Extract all of the data and reproduce it precisely.

......

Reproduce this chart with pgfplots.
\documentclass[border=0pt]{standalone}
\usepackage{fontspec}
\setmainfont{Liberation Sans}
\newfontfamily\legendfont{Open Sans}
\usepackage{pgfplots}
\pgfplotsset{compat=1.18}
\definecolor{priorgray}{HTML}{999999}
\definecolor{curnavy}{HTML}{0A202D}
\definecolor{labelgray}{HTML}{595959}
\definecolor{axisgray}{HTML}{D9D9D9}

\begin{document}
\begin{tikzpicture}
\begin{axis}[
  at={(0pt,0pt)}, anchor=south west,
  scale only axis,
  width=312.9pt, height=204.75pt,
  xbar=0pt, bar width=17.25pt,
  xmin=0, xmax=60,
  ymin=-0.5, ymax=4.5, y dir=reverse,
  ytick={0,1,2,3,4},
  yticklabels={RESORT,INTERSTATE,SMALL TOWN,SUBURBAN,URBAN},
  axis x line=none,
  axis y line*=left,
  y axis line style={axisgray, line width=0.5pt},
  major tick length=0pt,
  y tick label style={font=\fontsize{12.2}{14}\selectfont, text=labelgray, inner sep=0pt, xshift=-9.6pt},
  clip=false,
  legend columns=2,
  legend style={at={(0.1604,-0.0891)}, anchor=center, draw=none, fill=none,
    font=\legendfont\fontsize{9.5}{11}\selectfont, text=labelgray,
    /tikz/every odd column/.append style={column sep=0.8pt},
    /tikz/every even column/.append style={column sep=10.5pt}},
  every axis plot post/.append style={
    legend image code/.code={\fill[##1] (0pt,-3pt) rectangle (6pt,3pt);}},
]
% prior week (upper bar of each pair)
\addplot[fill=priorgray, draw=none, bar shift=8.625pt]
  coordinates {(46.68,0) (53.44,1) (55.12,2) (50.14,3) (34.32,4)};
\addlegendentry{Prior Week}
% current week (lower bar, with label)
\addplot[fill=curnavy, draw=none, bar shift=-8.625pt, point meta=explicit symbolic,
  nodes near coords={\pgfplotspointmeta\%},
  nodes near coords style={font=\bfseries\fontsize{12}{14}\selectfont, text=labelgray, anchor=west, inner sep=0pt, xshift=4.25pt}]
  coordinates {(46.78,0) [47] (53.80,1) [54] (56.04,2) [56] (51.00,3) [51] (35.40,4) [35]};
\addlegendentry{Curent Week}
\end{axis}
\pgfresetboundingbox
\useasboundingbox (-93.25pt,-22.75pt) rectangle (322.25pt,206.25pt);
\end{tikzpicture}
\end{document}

......

EXERCISE ANSWER
Reproduce this chart with pgfplots.
\documentclass[border=0pt]{standalone}
\usepackage{fontspec}
\setmainfont{Liberation Sans}
\newfontfamily\legendfont{Open Sans}
\usepackage{pgfplots}
\pgfplotsset{compat=1.18}
\definecolor{priorgray}{HTML}{999999}
\definecolor{curnavy}{HTML}{0A202D}
\definecolor{labelgray}{HTML}{595959}
\definecolor{axisgray}{HTML}{D9D9D9}

\begin{document}
\begin{tikzpicture}
\begin{axis}[
  at={(0pt,0pt)}, anchor=south west,
  scale only axis,
  width=312.9pt, height=204.75pt,
  xbar=0pt, bar width=17.25pt,
  xmin=0, xmax=60,
  ymin=-0.5, ymax=4.5, y dir=reverse,
  ytick={0,1,2,3,4},
  yticklabels={RESORT,INTERSTATE,SMALL TOWN,SUBURBAN,URBAN},
  axis x line=none,
  axis y line*=left,
  y axis line style={axisgray, line width=0.5pt},
  major tick length=0pt,
  y tick label style={font=\fontsize{12.2}{14}\selectfont, text=labelgray, inner sep=0pt, xshift=-9.6pt},
  clip=false,
  legend columns=2,
  legend style={at={(0.1604,-0.0891)}, anchor=center, draw=none, fill=none,
    font=\legendfont\fontsize{9.5}{11}\selectfont, text=labelgray,
    /tikz/every odd column/.append style={column sep=0.8pt},
    /tikz/every even column/.append style={column sep=10.5pt}},
  every axis plot post/.append style={
    legend image code/.code={\fill[##1] (0pt,-3pt) rectangle (6pt,3pt);}},
]
% prior week (upper bar of each pair)
\addplot[fill=priorgray, draw=none, bar shift=8.625pt]
  coordinates {(46.68,0) (53.44,1) (55.12,2) (50.14,3) (34.32,4)};
\addlegendentry{Prior Week}
% current week (lower bar, with label)
\addplot[fill=curnavy, draw=none, bar shift=-8.625pt, point meta=explicit symbolic,
  nodes near coords={\pgfplotspointmeta\%},
  nodes near coords style={font=\bfseries\fontsize{12}{14}\selectfont, text=labelgray, anchor=west, inner sep=0pt, xshift=4.25pt}]
  coordinates {(46.78,0) [47] (53.80,1) [54] (56.04,2) [56] (51.00,3) [51] (35.40,4) [35]};
\addlegendentry{Curent Week}
\end{axis}
\pgfresetboundingbox
\useasboundingbox (-93.25pt,-22.75pt) rectangle (322.25pt,206.25pt);
\end{tikzpicture}
\end{document}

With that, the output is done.